- _GIVEN REQUEST_
Pictures are not part of the copy. Retype the lines from the first one through the line that contains "(0,0) rectangle (1440,1496);".
--- Start ---
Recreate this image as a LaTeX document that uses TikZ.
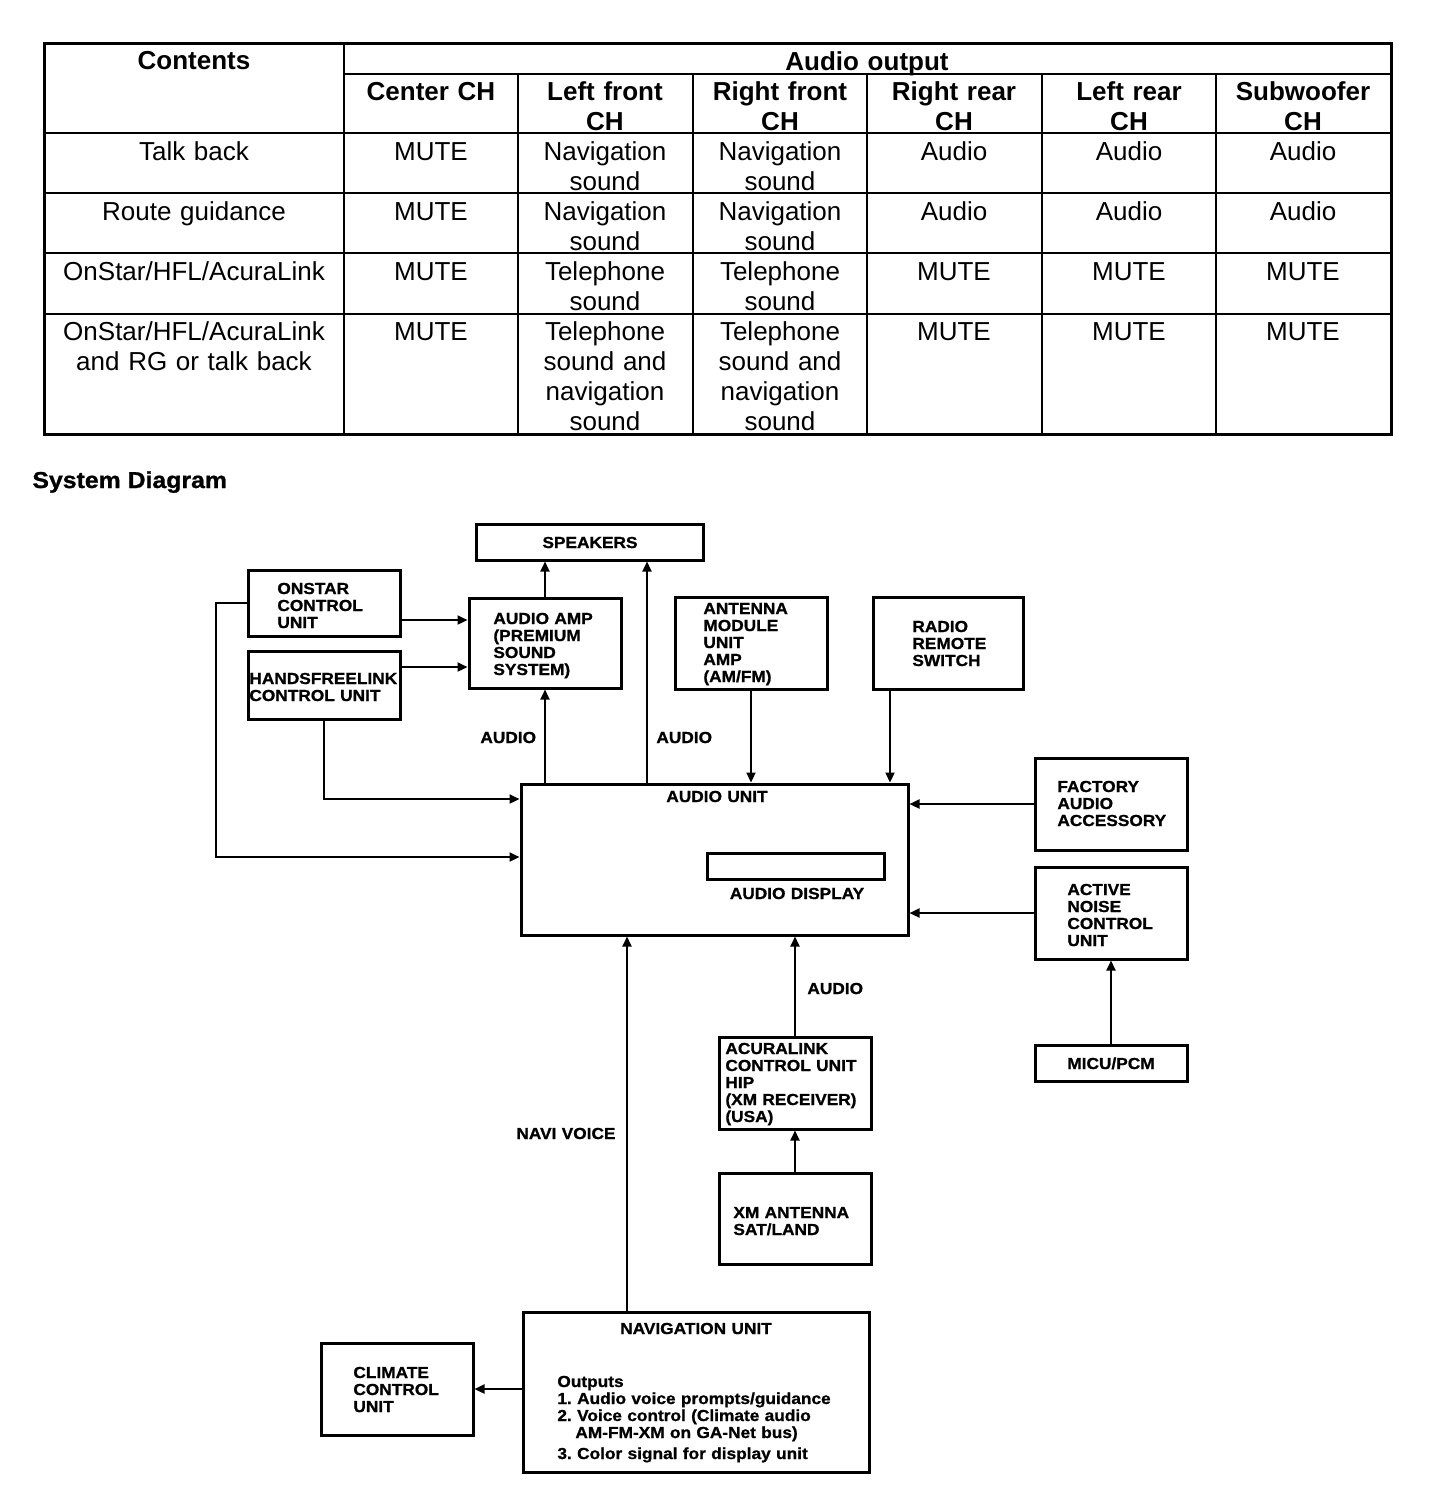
\documentclass[tikz,border=0pt]{standalone}
\usepackage{fontspec}
\setmainfont{Liberation Sans}
\newfontfamily\dfont{Liberation Sans}[FakeStretch=1.08,FakeBold=1]
\frenchspacing
\usetikzlibrary{arrows.meta,fit}
\begin{document}
\begin{tikzpicture}[x=0.5pt,y=-0.5pt,
  tcell/.style={inner sep=0pt, text width=82pt, align=center, anchor=base, font=\fontsize{13}{15}\selectfont},
  thead/.style={tcell, font=\bfseries\fontsize{13}{15}\selectfont},
  box/.style={draw, line width=1.5pt, inner sep=0pt},
  dtext/.style={inner sep=0pt, anchor=base west, text width=95pt, align=left, font=\dfont\bfseries\fontsize{8}{8.5}\selectfont},
  ctext/.style={dtext, anchor=base, align=center},
  conn/.style={line width=1.1pt, -{Triangle[length=5pt,width=4.5pt]}},
  tline/.style={line width=1pt},
]
\useasboundingbox (0,0) rectangle (1440,1496);

% ---------------- table ----------------
\draw[line width=1.5pt] (44,43) rectangle (1391,434);
\draw[tline] (344,43) -- (344,434);
\draw[tline] (344,74) -- (1391,74);
\foreach \x in {518,693,867,1042,1216} \draw[tline] (\x,74) -- (\x,434);
\foreach \y in {133,193,253,314} \draw[tline] (44,\y) -- (1391,\y);

\node[thead, text width=140pt] (hContents) at (194,69) {Contents};
\node[thead, text width=200pt] (hAudio) at (867,70) {Audio output};
\node[thead] (hC) at (431,100) {Center CH};
\node[thead] (hLF) at (605,100) {Left front\\CH};
\node[thead] (hRF) at (780,100) {Right front\\CH};
\node[thead] (hRR) at (954,100) {Right rear\\CH};
\node[thead] (hLR) at (1129,100) {Left rear\\CH};
\node[thead] (hSW) at (1303,100) {Subwoofer\\CH};

\node[tcell, text width=145pt] (r1a) at (194,160) {Talk back};
\node[tcell] (r1b) at (431,160) {MUTE};
\node[tcell] (r1c) at (605,160) {Navigation\\sound};
\node[tcell] (r1d) at (780,160) {Navigation\\sound};
\node[tcell] (r1e) at (954,160) {Audio};
\node[tcell] (r1f) at (1129,160) {Audio};
\node[tcell] (r1g) at (1303,160) {Audio};

\node[tcell, text width=145pt] (r2a) at (194,220) {Route guidance};
\node[tcell] (r2b) at (431,220) {MUTE};
\node[tcell] (r2c) at (605,220) {Navigation\\sound};
\node[tcell] (r2d) at (780,220) {Navigation\\sound};
\node[tcell] (r2e) at (954,220) {Audio};
\node[tcell] (r2f) at (1129,220) {Audio};
\node[tcell] (r2g) at (1303,220) {Audio};

\node[tcell, text width=145pt] (r3a) at (194,280) {OnStar/HFL/AcuraLink};
\node[tcell] (r3b) at (431,280) {MUTE};
\node[tcell] (r3c) at (605,280) {Telephone\\sound};
\node[tcell] (r3d) at (780,280) {Telephone\\sound};
\node[tcell] (r3e) at (954,280) {MUTE};
\node[tcell] (r3f) at (1129,280) {MUTE};
\node[tcell] (r3g) at (1303,280) {MUTE};

\node[tcell, text width=145pt] (r4a) at (194,340) {OnStar/HFL/AcuraLink\\and RG or talk back};
\node[tcell] (r4b) at (431,340) {MUTE};
\node[tcell] (r4c) at (605,340) {Telephone\\sound and\\navigation\\sound};
\node[tcell] (r4d) at (780,340) {Telephone\\sound and\\navigation\\sound};
\node[tcell] (r4e) at (954,340) {MUTE};
\node[tcell] (r4f) at (1129,340) {MUTE};
\node[tcell] (r4g) at (1303,340) {MUTE};

% ---------------- diagram ----------------
\node[inner sep=0pt, anchor=base west, font=\dfont\bfseries\fontsize{11.5}{13}\selectfont] (title) at (32,488) {System Diagram};

\node[box, fit={(476,524) (703,560)}] (speakers) {};
\node[box, fit={(248,570) (400,636)}] (onstar) {};
\node[box, fit={(248,651) (400,719)}] (hfl) {};
\node[box, fit={(469,598) (621,688)}] (amp) {};
\node[box, fit={(675,597) (827,689)}] (antenna) {};
\node[box, fit={(873,597) (1023,689)}] (radio) {};
\node[box, fit={(521,784) (908,935)}] (audio) {};
\node[box, fit={(707,853) (884,879)}] (display) {};
\node[box, fit={(1035,758) (1187,850)}] (factory) {};
\node[box, fit={(1035,867) (1187,959)}] (anc) {};
\node[box, fit={(1035,1045) (1187,1081)}] (micu) {};
\node[box, fit={(719,1037) (871,1129)}] (acura) {};
\node[box, fit={(719,1173) (871,1264)}] (xm) {};
\node[box, fit={(523,1312) (869,1472)}] (nav) {};
\node[box, fit={(321,1343) (473,1435)}] (climate) {};

\node[ctext] (speakersT) at (590,548) {SPEAKERS};
\node[dtext] (onstarT) at (277,594) {ONSTAR\\CONTROL\\UNIT};
\node[dtext] (hflT) at (249,684) {HANDSFREELINK\\CONTROL UNIT};
\node[dtext] (ampT) at (493,624) {AUDIO AMP\\(PREMIUM\\SOUND\\SYSTEM)};
\node[dtext] (antennaT) at (703,614) {ANTENNA\\MODULE\\UNIT\\AMP\\(AM/FM)};
\node[dtext] (radioT) at (912,632) {RADIO\\REMOTE\\SWITCH};
\node[ctext] (audioT) at (717,802) {AUDIO UNIT};
\node[ctext] (displayT) at (797,899) {AUDIO DISPLAY};
\node[dtext] (factoryT) at (1057,792) {FACTORY\\AUDIO\\ACCESSORY};
\node[dtext] (ancT) at (1067,895) {ACTIVE\\NOISE\\CONTROL\\UNIT};
\node[ctext] (micuT) at (1111,1069) {MICU/PCM};
\node[dtext] (acuraT) at (725,1054) {ACURALINK\\CONTROL UNIT\\HIP\\(XM RECEIVER)\\(USA)};
\node[dtext] (xmT) at (733,1218) {XM ANTENNA\\SAT/LAND};
\node[ctext] (navT) at (696,1334) {NAVIGATION UNIT};
\node[dtext, text width=175pt] (navO) at (557,1387) {Outputs\\1. Audio voice prompts/guidance\\2. Voice control (Climate audio\\\hspace*{9pt}AM-FM-XM on GA-Net bus)\\[2pt]3. Color signal for display unit};
\node[dtext] (climateT) at (353,1378) {CLIMATE\\CONTROL\\UNIT};

\node[dtext] (lblA1) at (480,743) {AUDIO};
\node[dtext] (lblA2) at (656,743) {AUDIO};
\node[dtext] (lblA3) at (807,994) {AUDIO};
\node[dtext] (lblNV) at (516,1139) {NAVI VOICE};

% helper coordinates
\coordinate (x647) at (647,0);
\coordinate (x890) at (890,0);
\coordinate (x627) at (627,0);
\coordinate (y620) at (0,620);
\coordinate (y667) at (0,667);
\coordinate (y603) at (0,603);
\coordinate (y799) at (0,799);
\coordinate (y857) at (0,857);
\coordinate (x216) at (216,0);
\coordinate (x324) at (324,0);

% connectors
\draw[conn] (amp.north) -- (speakers.south -| amp.north);
\draw[conn] (audio.north -| amp.south) -- (amp.south);
\draw[conn] (audio.north -| x647) -- (speakers.south -| x647);
\draw[conn] (onstar.east |- y620) -- (amp.west |- y620);
\draw[conn] (hfl.east |- y667) -- (amp.west |- y667);
\draw[conn] (onstar.west |- y603) -- (x216 |- y603) -- (x216 |- y857) -- (audio.west |- y857);
\draw[conn] (hfl.south -| x324) -- (x324 |- y799) -- (audio.west |- y799);
\draw[conn] (antenna.south) -- (audio.north -| antenna.south);
\draw[conn] (radio.south -| x890) -- (audio.north -| x890);
\draw[conn] (factory.west) -- (audio.east |- factory.west);
\draw[conn] (anc.west) -- (audio.east |- anc.west);
\draw[conn] (micu.north) -- (anc.south);
\draw[conn] (acura.north) -- (audio.south -| acura.north);
\draw[conn] (xm.north) -- (acura.south);
\draw[conn] (nav.north -| x627) -- (audio.south -| x627);
\draw[conn] (nav.west |- climate.east) -- (climate.east);
\end{tikzpicture}
\end{document}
--- End ---
- _EXERCISE RESPONSE_
Recreate this image as a LaTeX document that uses TikZ.
\documentclass[tikz,border=0pt]{standalone}
\usepackage{fontspec}
\setmainfont{Liberation Sans}
\newfontfamily\dfont{Liberation Sans}[FakeStretch=1.08,FakeBold=1]
\frenchspacing
\usetikzlibrary{arrows.meta,fit}
\begin{document}
\begin{tikzpicture}[x=0.5pt,y=-0.5pt,
  tcell/.style={inner sep=0pt, text width=82pt, align=center, anchor=base, font=\fontsize{13}{15}\selectfont},
  thead/.style={tcell, font=\bfseries\fontsize{13}{15}\selectfont},
  box/.style={draw, line width=1.5pt, inner sep=0pt},
  dtext/.style={inner sep=0pt, anchor=base west, text width=95pt, align=left, font=\dfont\bfseries\fontsize{8}{8.5}\selectfont},
  ctext/.style={dtext, anchor=base, align=center},
  conn/.style={line width=1.1pt, -{Triangle[length=5pt,width=4.5pt]}},
  tline/.style={line width=1pt},
]
\useasboundingbox (0,0) rectangle (1440,1496);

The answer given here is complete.